Data extract.

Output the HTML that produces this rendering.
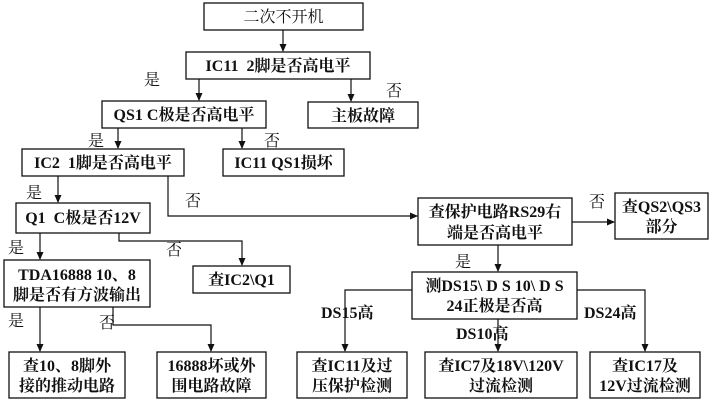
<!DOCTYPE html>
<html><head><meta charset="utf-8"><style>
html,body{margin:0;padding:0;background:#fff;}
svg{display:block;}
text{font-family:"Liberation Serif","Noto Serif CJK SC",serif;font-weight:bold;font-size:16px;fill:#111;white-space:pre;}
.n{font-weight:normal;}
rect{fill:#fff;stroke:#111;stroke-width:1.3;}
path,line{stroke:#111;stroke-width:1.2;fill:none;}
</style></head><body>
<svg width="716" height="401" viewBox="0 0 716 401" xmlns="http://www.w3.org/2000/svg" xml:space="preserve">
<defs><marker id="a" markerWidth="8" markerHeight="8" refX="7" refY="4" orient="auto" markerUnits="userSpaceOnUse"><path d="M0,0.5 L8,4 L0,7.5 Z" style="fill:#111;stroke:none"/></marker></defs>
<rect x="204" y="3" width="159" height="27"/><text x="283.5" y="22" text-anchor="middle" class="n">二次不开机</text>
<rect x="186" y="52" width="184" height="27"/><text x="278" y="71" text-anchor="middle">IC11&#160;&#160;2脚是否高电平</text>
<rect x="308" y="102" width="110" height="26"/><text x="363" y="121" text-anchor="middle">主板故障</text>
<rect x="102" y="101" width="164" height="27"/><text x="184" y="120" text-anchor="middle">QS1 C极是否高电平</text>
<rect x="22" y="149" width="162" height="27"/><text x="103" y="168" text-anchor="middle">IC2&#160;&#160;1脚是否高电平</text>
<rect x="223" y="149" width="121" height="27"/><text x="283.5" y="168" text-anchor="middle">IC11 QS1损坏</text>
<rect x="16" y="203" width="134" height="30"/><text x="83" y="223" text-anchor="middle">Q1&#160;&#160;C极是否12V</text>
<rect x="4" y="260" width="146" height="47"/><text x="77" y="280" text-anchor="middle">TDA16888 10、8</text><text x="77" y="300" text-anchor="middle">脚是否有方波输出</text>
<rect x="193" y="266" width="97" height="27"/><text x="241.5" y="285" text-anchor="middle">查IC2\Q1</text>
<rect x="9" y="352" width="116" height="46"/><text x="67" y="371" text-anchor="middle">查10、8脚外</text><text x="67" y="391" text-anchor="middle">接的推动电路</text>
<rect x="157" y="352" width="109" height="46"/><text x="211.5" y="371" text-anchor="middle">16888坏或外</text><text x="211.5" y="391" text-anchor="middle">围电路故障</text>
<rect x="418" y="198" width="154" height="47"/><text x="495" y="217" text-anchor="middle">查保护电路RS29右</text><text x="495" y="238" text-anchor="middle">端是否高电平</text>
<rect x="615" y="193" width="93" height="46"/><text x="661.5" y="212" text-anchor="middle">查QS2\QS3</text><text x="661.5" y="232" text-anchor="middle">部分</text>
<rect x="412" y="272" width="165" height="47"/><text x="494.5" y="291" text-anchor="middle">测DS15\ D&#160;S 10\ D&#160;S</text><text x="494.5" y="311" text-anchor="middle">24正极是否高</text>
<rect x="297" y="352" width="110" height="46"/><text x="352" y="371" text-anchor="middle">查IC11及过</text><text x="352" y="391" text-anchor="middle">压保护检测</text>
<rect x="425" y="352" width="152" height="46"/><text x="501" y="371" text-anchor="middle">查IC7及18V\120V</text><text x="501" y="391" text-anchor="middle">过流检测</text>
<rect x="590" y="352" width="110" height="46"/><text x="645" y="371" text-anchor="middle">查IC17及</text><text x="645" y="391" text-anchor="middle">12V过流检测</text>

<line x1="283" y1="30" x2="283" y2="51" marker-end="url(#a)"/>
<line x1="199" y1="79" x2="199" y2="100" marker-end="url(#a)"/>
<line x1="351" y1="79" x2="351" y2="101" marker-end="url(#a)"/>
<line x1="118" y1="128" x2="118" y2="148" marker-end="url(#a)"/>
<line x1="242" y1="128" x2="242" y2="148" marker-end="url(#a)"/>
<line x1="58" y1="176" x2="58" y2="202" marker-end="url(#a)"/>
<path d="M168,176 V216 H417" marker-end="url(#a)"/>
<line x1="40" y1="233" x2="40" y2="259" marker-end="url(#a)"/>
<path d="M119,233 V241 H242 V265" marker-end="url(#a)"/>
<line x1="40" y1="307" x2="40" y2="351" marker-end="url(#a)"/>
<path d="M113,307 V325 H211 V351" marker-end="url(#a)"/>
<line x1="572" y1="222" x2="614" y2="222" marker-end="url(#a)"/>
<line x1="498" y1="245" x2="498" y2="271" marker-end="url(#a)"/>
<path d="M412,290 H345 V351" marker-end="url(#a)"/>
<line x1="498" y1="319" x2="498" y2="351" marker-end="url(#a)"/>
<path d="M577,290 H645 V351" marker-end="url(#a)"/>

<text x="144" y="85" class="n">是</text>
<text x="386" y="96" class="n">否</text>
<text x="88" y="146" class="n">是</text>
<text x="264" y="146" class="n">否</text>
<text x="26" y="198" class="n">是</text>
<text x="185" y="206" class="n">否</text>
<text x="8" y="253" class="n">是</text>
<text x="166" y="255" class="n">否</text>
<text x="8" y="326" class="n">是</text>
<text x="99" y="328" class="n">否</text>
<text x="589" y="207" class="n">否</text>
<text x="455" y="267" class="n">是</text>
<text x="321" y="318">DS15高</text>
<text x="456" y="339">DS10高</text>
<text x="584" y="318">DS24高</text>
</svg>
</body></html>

Prompt. Skip every picture and transcribe the data above exactly.

Problem solution.
Output the HTML that produces this rendering.
<!DOCTYPE html>
<html><head><meta charset="utf-8"><style>
html,body{margin:0;padding:0;background:#fff;}
svg{display:block;}
text{font-family:"Liberation Serif","Noto Serif CJK SC",serif;font-weight:bold;font-size:16px;fill:#111;white-space:pre;}
.n{font-weight:normal;}
rect{fill:#fff;stroke:#111;stroke-width:1.3;}
path,line{stroke:#111;stroke-width:1.2;fill:none;}
</style></head><body>
<svg width="716" height="401" viewBox="0 0 716 401" xmlns="http://www.w3.org/2000/svg" xml:space="preserve">
<defs><marker id="a" markerWidth="8" markerHeight="8" refX="7" refY="4" orient="auto" markerUnits="userSpaceOnUse"><path d="M0,0.5 L8,4 L0,7.5 Z" style="fill:#111;stroke:none"/></marker></defs>
<rect x="204" y="3" width="159" height="27"/><text x="283.5" y="22" text-anchor="middle" class="n">二次不开机</text>
<rect x="186" y="52" width="184" height="27"/><text x="278" y="71" text-anchor="middle">IC11&#160;&#160;2脚是否高电平</text>
<rect x="308" y="102" width="110" height="26"/><text x="363" y="121" text-anchor="middle">主板故障</text>
<rect x="102" y="101" width="164" height="27"/><text x="184" y="120" text-anchor="middle">QS1 C极是否高电平</text>
<rect x="22" y="149" width="162" height="27"/><text x="103" y="168" text-anchor="middle">IC2&#160;&#160;1脚是否高电平</text>
<rect x="223" y="149" width="121" height="27"/><text x="283.5" y="168" text-anchor="middle">IC11 QS1损坏</text>
<rect x="16" y="203" width="134" height="30"/><text x="83" y="223" text-anchor="middle">Q1&#160;&#160;C极是否12V</text>
<rect x="4" y="260" width="146" height="47"/><text x="77" y="280" text-anchor="middle">TDA16888 10、8</text><text x="77" y="300" text-anchor="middle">脚是否有方波输出</text>
<rect x="193" y="266" width="97" height="27"/><text x="241.5" y="285" text-anchor="middle">查IC2\Q1</text>
<rect x="9" y="352" width="116" height="46"/><text x="67" y="371" text-anchor="middle">查10、8脚外</text><text x="67" y="391" text-anchor="middle">接的推动电路</text>
<rect x="157" y="352" width="109" height="46"/><text x="211.5" y="371" text-anchor="middle">16888坏或外</text><text x="211.5" y="391" text-anchor="middle">围电路故障</text>
<rect x="418" y="198" width="154" height="47"/><text x="495" y="217" text-anchor="middle">查保护电路RS29右</text><text x="495" y="238" text-anchor="middle">端是否高电平</text>
<rect x="615" y="193" width="93" height="46"/><text x="661.5" y="212" text-anchor="middle">查QS2\QS3</text><text x="661.5" y="232" text-anchor="middle">部分</text>
<rect x="412" y="272" width="165" height="47"/><text x="494.5" y="291" text-anchor="middle">测DS15\ D&#160;S 10\ D&#160;S</text><text x="494.5" y="311" text-anchor="middle">24正极是否高</text>
<rect x="297" y="352" width="110" height="46"/><text x="352" y="371" text-anchor="middle">查IC11及过</text><text x="352" y="391" text-anchor="middle">压保护检测</text>
<rect x="425" y="352" width="152" height="46"/><text x="501" y="371" text-anchor="middle">查IC7及18V\120V</text><text x="501" y="391" text-anchor="middle">过流检测</text>
<rect x="590" y="352" width="110" height="46"/><text x="645" y="371" text-anchor="middle">查IC17及</text><text x="645" y="391" text-anchor="middle">12V过流检测</text>

<line x1="283" y1="30" x2="283" y2="51" marker-end="url(#a)"/>
<line x1="199" y1="79" x2="199" y2="100" marker-end="url(#a)"/>
<line x1="351" y1="79" x2="351" y2="101" marker-end="url(#a)"/>
<line x1="118" y1="128" x2="118" y2="148" marker-end="url(#a)"/>
<line x1="242" y1="128" x2="242" y2="148" marker-end="url(#a)"/>
<line x1="58" y1="176" x2="58" y2="202" marker-end="url(#a)"/>
<path d="M168,176 V216 H417" marker-end="url(#a)"/>
<line x1="40" y1="233" x2="40" y2="259" marker-end="url(#a)"/>
<path d="M119,233 V241 H242 V265" marker-end="url(#a)"/>
<line x1="40" y1="307" x2="40" y2="351" marker-end="url(#a)"/>
<path d="M113,307 V325 H211 V351" marker-end="url(#a)"/>
<line x1="572" y1="222" x2="614" y2="222" marker-end="url(#a)"/>
<line x1="498" y1="245" x2="498" y2="271" marker-end="url(#a)"/>
<path d="M412,290 H345 V351" marker-end="url(#a)"/>
<line x1="498" y1="319" x2="498" y2="351" marker-end="url(#a)"/>
<path d="M577,290 H645 V351" marker-end="url(#a)"/>

<text x="144" y="85" class="n">是</text>
<text x="386" y="96" class="n">否</text>
<text x="88" y="146" class="n">是</text>
<text x="264" y="146" class="n">否</text>
<text x="26" y="198" class="n">是</text>
<text x="185" y="206" class="n">否</text>
<text x="8" y="253" class="n">是</text>
<text x="166" y="255" class="n">否</text>
<text x="8" y="326" class="n">是</text>
<text x="99" y="328" class="n">否</text>
<text x="589" y="207" class="n">否</text>
<text x="455" y="267" class="n">是</text>
<text x="321" y="318">DS15高</text>
<text x="456" y="339">DS10高</text>
<text x="584" y="318">DS24高</text>
</svg>
</body></html>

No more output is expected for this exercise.